TAIPEI (Taiwan News) — As Thailand marks the fourth anniversary of the death of King Bhumibol Adulyadej, protesters are gearing up for a major rally in Bangkok that will kick off Wednesday (Oct. 14) and is slated to last a week or more, testing the patience of the Kingdom's military-dominated government.
The protesters are calling for the resignation of Prime Minister Prayut Chan-o-cha, who led the coup that overthrew the elected government of Yingluck Shinawatra six years ago, as well as "three demands": an end to government intimidation of critics, the dissolution of the House of Representatives, and a new constitution.
The youth-dominated movement rocked Thai society with its unprecedented push to reform the monarchy — a near-sacred institution in a country where lèse majesté, or insulting the monarch, is punishable by a lengthy prison sentence.
Demonstrators will start off on Wednesday at Democracy Monument, which is surrounded by a traffic circle at the city's center. Co-organizer Armon Nampa, wrote on Facebook that they will then proceed to march to the Government House, which contains the offices of the general-turned-prime minister, and encircle the grounds with tents.
The Government House was the site of clashes during the political crisis of 2008 and again saw mass demonstrations in the lead-up to the 2014 coup.
As of Tuesday afternoon (Oct. 13), organizers of the rally were already setting up, and a small crowd of demonstrators had already gathered. There are concerns, however, that the police are looking for ways to obstruct their plans.
Activist Pakorn Areekul on Monday (Oct. 12) posted on Facebook that companies contracted to set up portable toilets at the rally had pulled out after alleged police pressure, Khaosod English reported.

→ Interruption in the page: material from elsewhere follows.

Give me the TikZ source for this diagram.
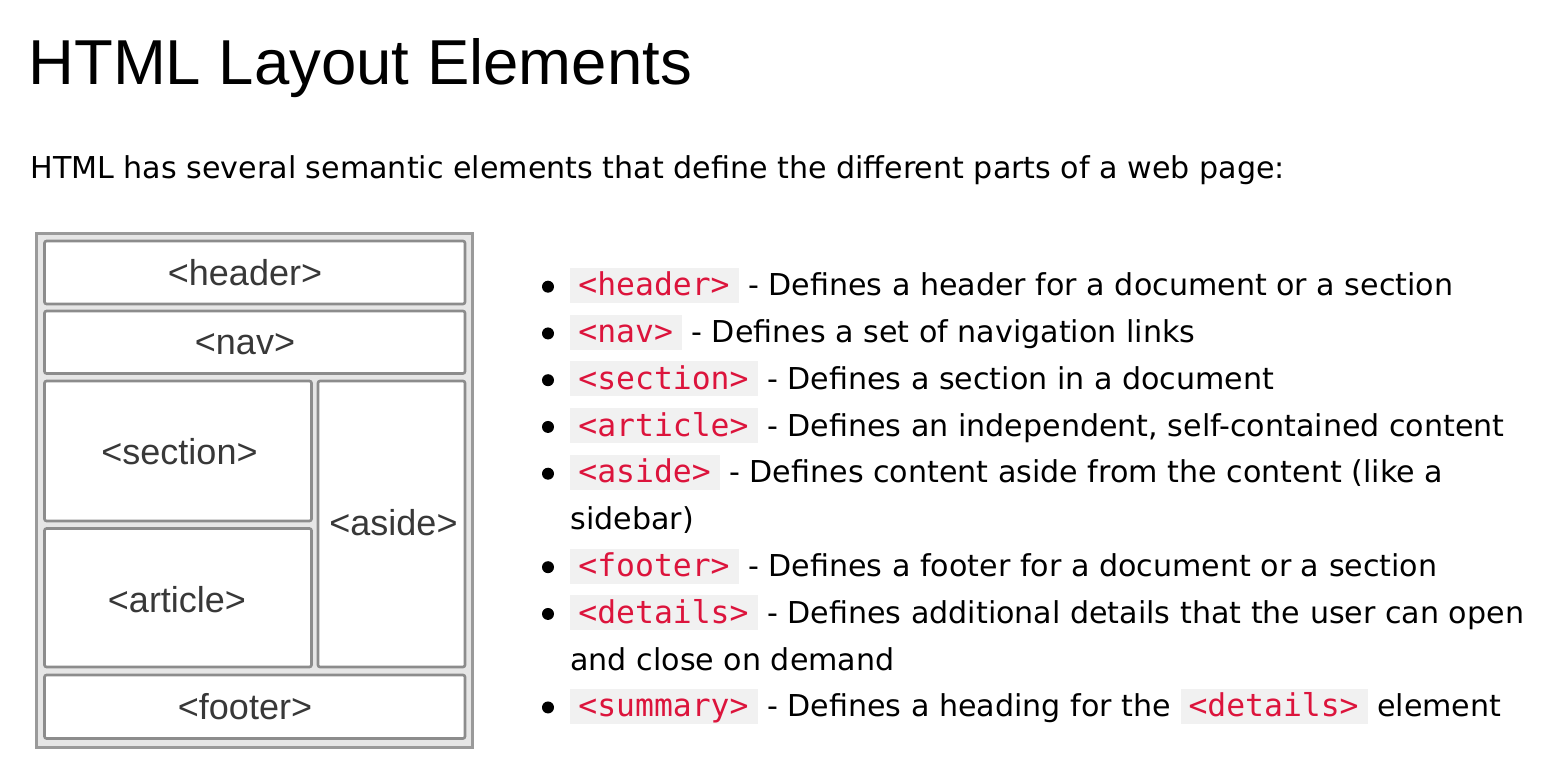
\documentclass[tikz,border=0pt]{standalone}
\usepackage{fontspec}
\setmainfont{DejaVu Sans}
\newfontfamily\titlefont{Liberation Sans}
\newfontfamily\boxfont{Liberation Sans}
\newfontfamily\codefont{DejaVu Sans Mono}
\definecolor{codered}{HTML}{DC143C}
\definecolor{codebg}{HTML}{F1F1F1}
\definecolor{outerfill}{HTML}{E6E6E6}
\definecolor{outerline}{HTML}{9A9A9A}
\definecolor{innerline}{HTML}{8C8C8C}
\definecolor{boxtext}{HTML}{383838}
\newcommand\code[1]{{\setlength\fboxsep{0pt}\colorbox{codebg}{\rule[-3.5pt]{0pt}{17.5pt}\hspace{4pt}\textcolor{codered}{\codefont\fontsize{15.7pt}{18pt}\selectfont #1}\hspace{4.5pt}}}}
\tikzset{
  outerbox/.style={draw=outerline, fill=outerfill, line width=1.3pt},
  innerbox/.style={draw=innerline, fill=white, line width=1.3pt, rounded corners=1pt},
  boxlabel/.style={anchor=base, inner sep=0pt, text=boxtext, font=\boxfont\fontsize{18pt}{20pt}\selectfont},
  bodyline/.style={anchor=base west, inner sep=0pt, font=\fontsize{15.06pt}{18pt}\selectfont},
  bulletdot/.style={circle, fill=black, inner sep=0pt, minimum size=6pt},
}
\begin{document}
\begin{tikzpicture}[x=0.5pt, y=-0.5pt]
\useasboundingbox (0,0) rectangle (1544,770);
% title and intro
\node[anchor=base west, inner sep=0pt, font=\titlefont\fontsize{31.75pt}{36pt}\selectfont] (title) at (28,85) {HTML Layout Elements};
\node[bodyline] (intro) at (30,178.5) {HTML has several semantic elements that define the different parts of a web page:};
% layout diagram
\draw[outerbox] (36.5,233.5) rectangle (472.5,747.5);
\draw[innerbox] (44.5,241) rectangle (465,304);
\draw[innerbox] (44.5,311) rectangle (465,373.5);
\draw[innerbox] (44.5,381) rectangle (311.5,521);
\draw[innerbox] (44.5,528.5) rectangle (311.5,667);
\draw[innerbox] (318,381) rectangle (465,667);
\draw[innerbox] (44.5,675) rectangle (465,738.5);
\node[boxlabel] (lheader) at (245,286) {<header>};
\node[boxlabel] (lnav) at (245,355) {<nav>};
\node[boxlabel] (lsection) at (179.5,465) {<section>};
\node[boxlabel] (larticle) at (177,612) {<article>};
\node[boxlabel] (laside) at (393.5,536) {<aside>};
\node[boxlabel] (lfooter) at (245,719) {<footer>};
% bullet list
\foreach \i/\yy in {1/296, 2/342.75, 3/389.5, 4/436.25, 5/483, 6/576.5, 7/623.25, 8/716.75}{
  \node[bulletdot] (b\i) at (548,\yy-9.3) {};
}
\node[bodyline] (l1) at (570,296) {\code{<header>} - Defines a header for a document or a section};
\node[bodyline] (l2) at (570,342.75) {\code{<nav>} - Defines a set of navigation links};
\node[bodyline] (l3) at (570,389.5) {\code{<section>} - Defines a section in a document};
\node[bodyline] (l4) at (570,436.25) {\code{<article>} - Defines an independent, self-contained content};
\node[bodyline] (l5) at (570,483) {\code{<aside>} - Defines content aside from the content (like a};
\node[bodyline] (l5b) at (570,529.75) {sidebar)};
\node[bodyline] (l6) at (570,576.5) {\code{<footer>} - Defines a footer for a document or a section};
\node[bodyline] (l7) at (570,623.25) {\code{<details>} - Defines additional details that the user can open};
\node[bodyline] (l7b) at (570,670) {and close on demand};
\node[bodyline] (l8) at (570,716.75) {\code{<summary>} - Defines a heading for the \code{<details>} element};
\end{tikzpicture}
\end{document}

The motorcade of King Maha Vajiralongkorn will pass through the area that afternoon, and police allegedly warned toilet operators they would face fines if their commodes blocked the route, despite the fact that they were not scheduled to be set up until hours after the King had passed.
Some 15,000 police will reportedly be deployed to ensure "safety" at the rally. Bangkok Post cited a "police source" as saying that protesters had not sought permission for the demonstration and that the Royal Thai Police had been told to refrain from using force.